Using Images Without Breaking Laws

28 Apr Using Images Without Breaking Laws

Large copyright sign made of colorful jigsaw puzzle pieces, isolated on a white background in landscape mode and with plenty of white space on the right side.

Photo courtesy of Horia Varlan


Twice a month as I upload my blog posts, Hubspot gently reminds me to include an image with the text. “Images do help blog articles perform better, ” the system tells me.

And I know Hubspot is right – so if I don’t already have an image picked out, I peruse the Internet in search of the perfect photo or graphic to accompany my blog.

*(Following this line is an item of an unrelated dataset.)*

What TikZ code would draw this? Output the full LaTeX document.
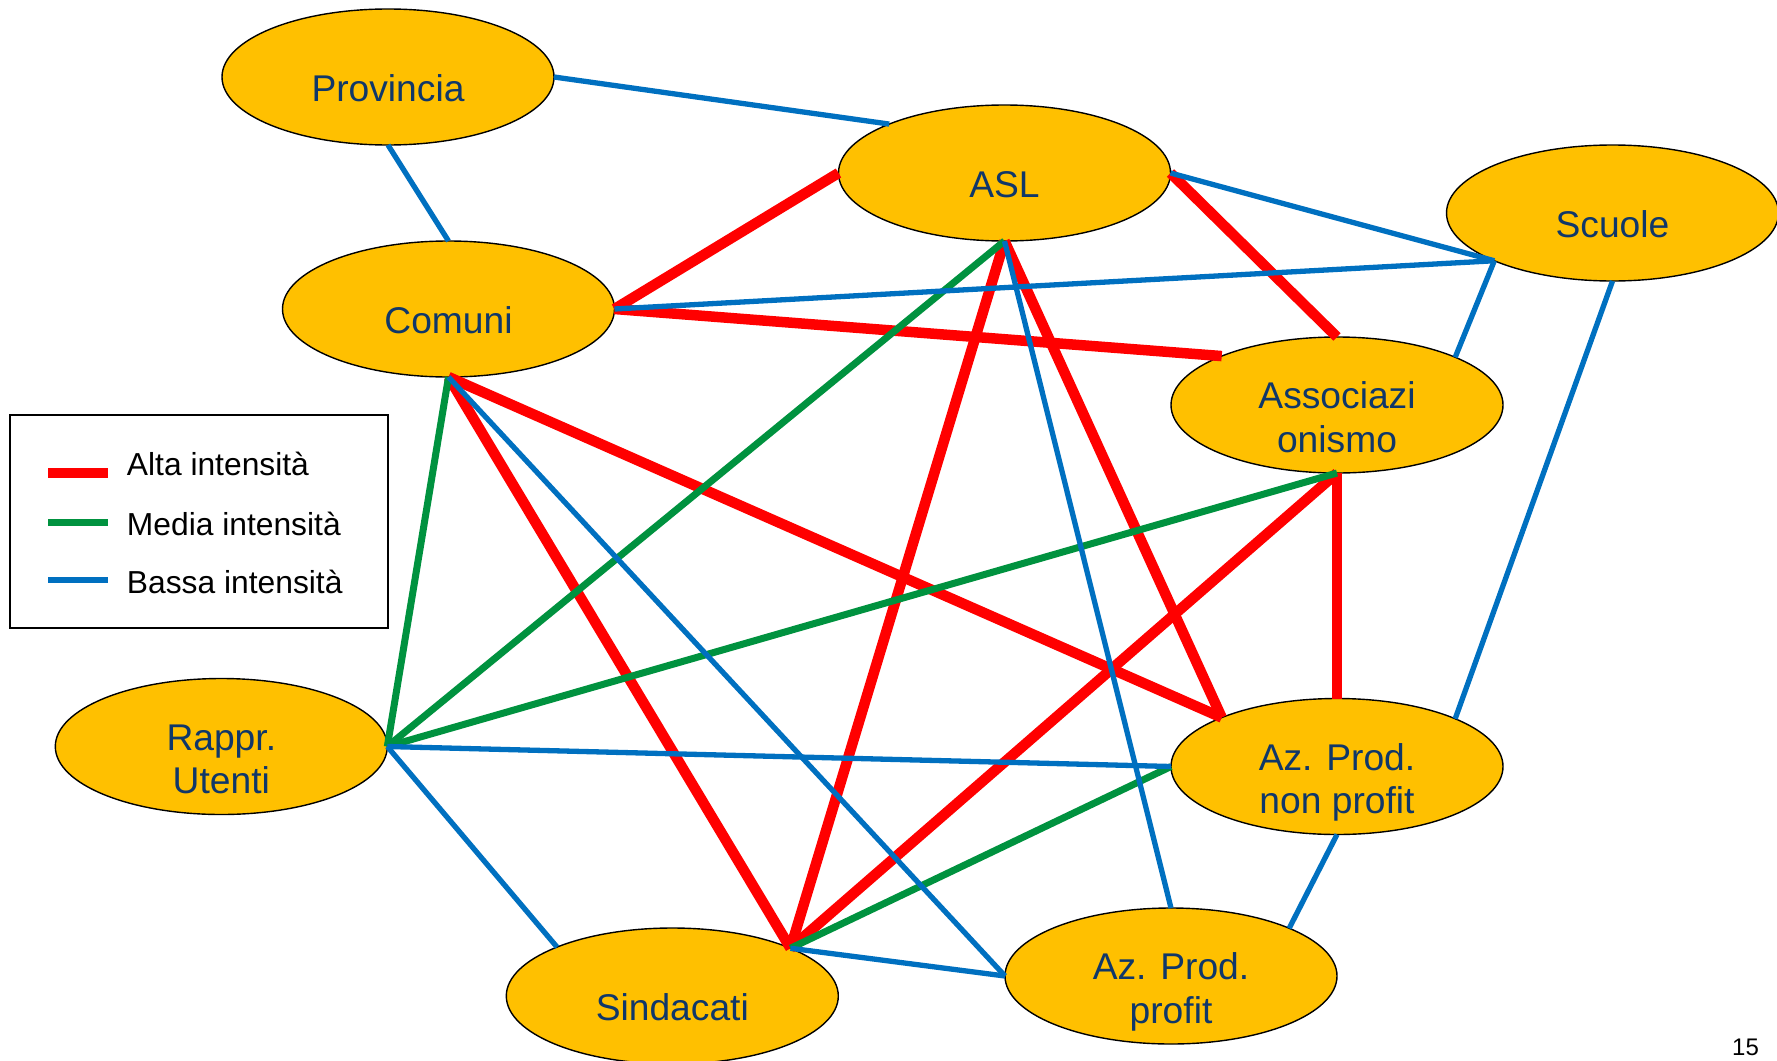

While a Google Image search makes it relatively easy to find something that fits my topic – copyright laws make it slightly trickier when determining what can be posted. For those of you who face the same struggles I do, here is a bit of basic information and tips for making sure your image won’t lead you into trouble:


Copyright and copyright infringement – what exactly is it?

Copyright attaches to a work as soon as the original is created – and it applies to both published and unpublished works. That means as soon as you click the button on your iPhone you have a copyright image – and it is an automatic right, meaning it does not require the creator to file paperwork.

Copyright infringement includes any violation of the rights of the creator or rights holder. Examples of imagery infringement include:

  • Using an image or part of an image without permission
  • Using an image beyond the scope of a license or permission
  • Adapting an image without permission (art rendering)
  • Asking another photographer to identically recreate the image


Types of Licenses

There are three main types of licenses you should understand before choosing and image: Creative Commons, Royalty Free and Public Domain.

Creative Commons is a non-profit organization set up to allow photographers to easily license creative works for others to legally share and build upon. The organization has released several copyright-licenses known as Creative Commons licenses free of charge to the public.  These licenses allow creators to communicate which rights they reserve, and which rights they waive for the benefit of recipients or other creators. With Creative Commons you don’t have to pay to use an image but you must provide a photo credit.

Royalty Free refers to the right to use copyrighted material without the need to pay royalties or license fees for each use. You will likely come across this in stock photo sites and will only have to pay once.

Public Domain is when intellectual property rights have expired, have been forfeited, or are inapplicable. Examples of this include the works of Shakespeare and Beethoven. No licensing or purchasing is required for public domain photos and the photographers have chosen to allow their work to be used by all.


Avoiding Trouble

Regardless of what type of license the image you are using has, always give credit to where the image originated. This should likely be done with a link back to the original source or directly to the Creative Commons license you are using. When in doubt, assume any image is subject to copyright and don’t use it without the appropriate permission.

There are a lot of sites that help you find photos available for use, such as stock.xchng, Flickr and The most important thing to remember is that regardless of where you find your photos, know and follow the terms of use.

So before clicking publish on that blog post, spend an extra few minutes and read the fine print for your image to make sure you are using it how the creator intended. It’ll be worth it in the long run!